#### Task requirements:
Retype exactly the lines from the first one through the line with "plt.rcParams['font.family'] = ['Liberation", including both ends; skip any pictures.

##### Dataset excerpt #####

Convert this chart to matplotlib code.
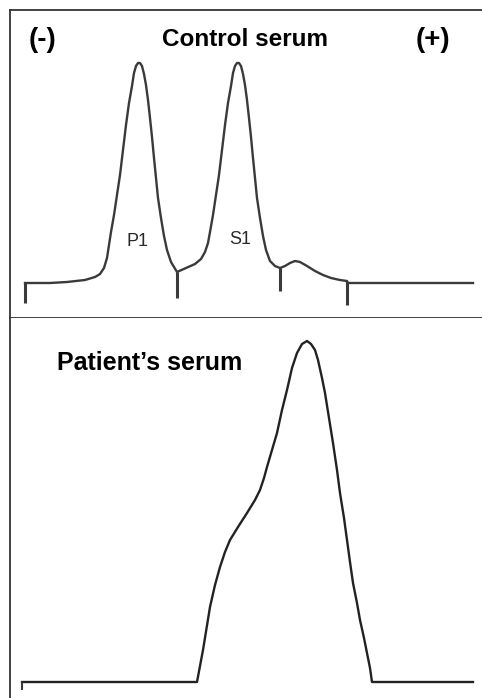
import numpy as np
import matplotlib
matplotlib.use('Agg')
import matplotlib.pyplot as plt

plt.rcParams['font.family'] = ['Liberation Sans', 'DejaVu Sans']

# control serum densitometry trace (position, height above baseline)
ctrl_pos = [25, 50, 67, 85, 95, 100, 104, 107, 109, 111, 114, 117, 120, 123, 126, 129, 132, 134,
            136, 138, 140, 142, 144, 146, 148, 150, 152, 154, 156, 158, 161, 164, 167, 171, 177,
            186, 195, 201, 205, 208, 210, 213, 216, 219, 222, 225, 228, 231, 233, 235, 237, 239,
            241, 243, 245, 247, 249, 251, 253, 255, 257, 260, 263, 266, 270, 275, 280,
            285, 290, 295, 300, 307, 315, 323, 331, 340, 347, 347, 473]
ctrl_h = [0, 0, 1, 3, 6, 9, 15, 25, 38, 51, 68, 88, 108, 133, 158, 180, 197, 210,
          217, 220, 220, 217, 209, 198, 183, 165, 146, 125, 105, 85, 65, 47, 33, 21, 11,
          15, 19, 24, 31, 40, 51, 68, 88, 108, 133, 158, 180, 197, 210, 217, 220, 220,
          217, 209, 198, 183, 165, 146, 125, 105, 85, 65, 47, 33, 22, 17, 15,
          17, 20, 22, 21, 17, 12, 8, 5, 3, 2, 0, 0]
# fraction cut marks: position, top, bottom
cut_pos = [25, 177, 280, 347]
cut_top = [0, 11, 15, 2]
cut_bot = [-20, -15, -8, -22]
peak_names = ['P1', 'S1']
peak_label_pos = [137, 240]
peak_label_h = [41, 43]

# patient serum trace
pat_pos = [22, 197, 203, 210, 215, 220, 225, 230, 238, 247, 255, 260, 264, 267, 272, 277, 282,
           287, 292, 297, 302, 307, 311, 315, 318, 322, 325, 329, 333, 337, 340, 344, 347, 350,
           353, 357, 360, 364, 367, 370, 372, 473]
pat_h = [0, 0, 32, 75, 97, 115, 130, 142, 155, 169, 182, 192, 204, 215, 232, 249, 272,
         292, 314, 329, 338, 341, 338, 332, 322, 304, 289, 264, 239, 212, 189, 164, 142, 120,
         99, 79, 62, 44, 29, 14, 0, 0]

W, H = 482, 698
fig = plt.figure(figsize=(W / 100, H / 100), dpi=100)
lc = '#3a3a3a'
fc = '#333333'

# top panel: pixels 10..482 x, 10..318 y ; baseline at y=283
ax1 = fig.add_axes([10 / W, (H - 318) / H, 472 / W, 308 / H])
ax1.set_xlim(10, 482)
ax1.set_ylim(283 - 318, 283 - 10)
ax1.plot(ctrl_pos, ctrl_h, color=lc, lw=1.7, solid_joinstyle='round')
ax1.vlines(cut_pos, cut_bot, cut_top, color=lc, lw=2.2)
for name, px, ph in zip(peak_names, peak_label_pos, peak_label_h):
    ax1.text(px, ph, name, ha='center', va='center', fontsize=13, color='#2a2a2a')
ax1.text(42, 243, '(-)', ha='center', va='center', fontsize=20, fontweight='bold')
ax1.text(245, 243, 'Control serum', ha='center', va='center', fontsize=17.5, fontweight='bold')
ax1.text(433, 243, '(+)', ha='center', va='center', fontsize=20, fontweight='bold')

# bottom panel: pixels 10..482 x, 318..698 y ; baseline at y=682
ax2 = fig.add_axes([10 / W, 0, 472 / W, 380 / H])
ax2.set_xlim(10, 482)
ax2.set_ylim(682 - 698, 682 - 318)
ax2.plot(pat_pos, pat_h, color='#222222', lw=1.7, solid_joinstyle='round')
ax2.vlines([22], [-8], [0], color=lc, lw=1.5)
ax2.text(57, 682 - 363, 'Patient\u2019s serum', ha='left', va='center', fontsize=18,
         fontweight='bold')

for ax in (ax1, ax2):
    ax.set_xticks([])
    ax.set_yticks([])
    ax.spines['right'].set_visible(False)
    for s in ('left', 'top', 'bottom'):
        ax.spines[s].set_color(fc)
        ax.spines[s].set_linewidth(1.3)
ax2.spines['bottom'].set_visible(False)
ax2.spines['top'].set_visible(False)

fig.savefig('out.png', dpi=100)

#####

#### Task answer:
Convert this chart to matplotlib code.
import numpy as np
import matplotlib
matplotlib.use('Agg')
import matplotlib.pyplot as plt

plt.rcParams['font.family'] = ['Liberation Sans', 'DejaVu Sans']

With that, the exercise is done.